Flood risk exists when all the components of risk, i.e. hazard, vulnerability and exposure overlap. Best practice flood risk management manages this risk through mitigating all three components of risk (Mirfenderesk, Corkhill & Lawler 2011). Hazard can be lessened through building flood mitigation infrastructure and through flood sensitive catchment management (e.g. minimising the disruption to natural surface and groundwater runoff systems). Exposure can be reduced through appropriate land-use planning and setting flood planning levels above defined flood levels. However, there is a limit to the extent that hazard and exposure can be mitigated. A flood that overwhelms all the protective measures and inundates cities is always possible. This is called residual risk and is managed through emergency management and has a symbiotic relationship with floodplain management.

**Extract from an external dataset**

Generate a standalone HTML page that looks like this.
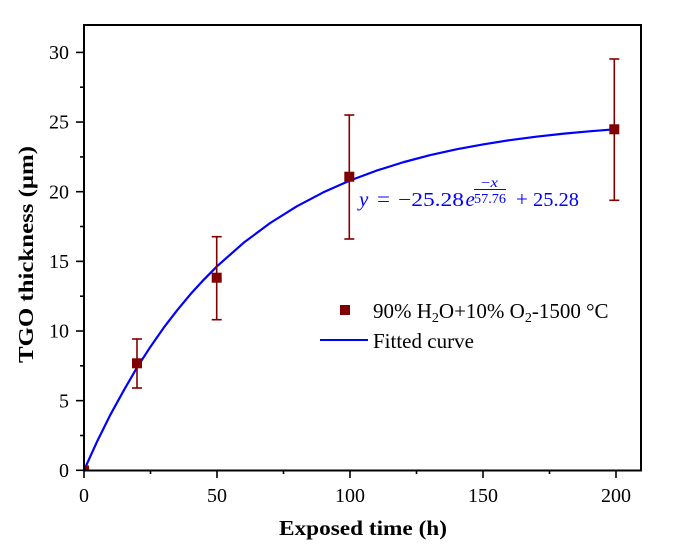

Residual risk can be addressed partly through reducing a community’s vulnerability to flooding. A good flood warning system and flood emergency management operations are essential to the reduction of residual flood risk. Such measures warn people of an impending threat and assist them to protect life and minimise flood damage. Emergency management is a complicated task and requires solving a multitude of non-structured, semi-structured and ill-structured problems in a very short period of time. These problems include but are not limited to, regular forecasts of the flood situation, detection of at-risk people and assets, assessment of available response time and identification of aid delivery mechanisms. Finding instant solutions to these issues requires processing a huge amount of data in a short period of time, necessitating the use of an effective and robust decision support system.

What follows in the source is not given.